Maestro Franz Welser-Möst conceived the programme, a musical journey with devastation, hope and contemplation. The conductor said: "I think these days of commemoration are there to pause for a moment and think about what happened. How have we evolved over the past 100 years. "When I chose the pieces, they were important to me. At the beginning we have this belief and this vision of humanism, followed by the horror of the war and the question of what do we do afterwards?" the conductor added. While the war raged, Gustav Holst composed an orchestral suite including "Mars, the Bringer of War". "This piece has something intensely threatening about it. You think you can hear a whole army beginning to march," said Franz Welser-Möst.

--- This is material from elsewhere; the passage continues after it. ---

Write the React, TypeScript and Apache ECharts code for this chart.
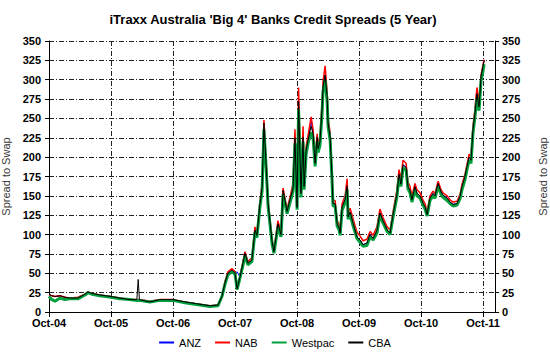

The First World War showed no mercy to artists. Many died or returned injured like the Austrian pianist Paul Wittgenstein. He lost his right arm on the battlefield. Maurice Ravel composed a concerto for him — marvellously interpreted by the charismatic pianist Yuja Wang. "The way he has written it, it's like he's had three hands or four hands in his head I mean there's a top melody and then, this in the middle, and it's like the most beautiful harmonies there and so much intricacies and the instrumentation, he's using, the colours he's creating. And you know it has a groovy, wild side," Yuja Wang said. "I think I just enjoy this kind of mysterious power inside, coming from you know like three motives and he is just constantly transforming them... and this power is probably coming from all the catastrophe from the end of the war. And I like that dark power," she says.

The concert ended with Charles Ives' "The unanswered question", a final meditation. "It's a work that deals with the question - where has the vision of humanism gone? And that is still unresolved," Franz Welser-Möst said.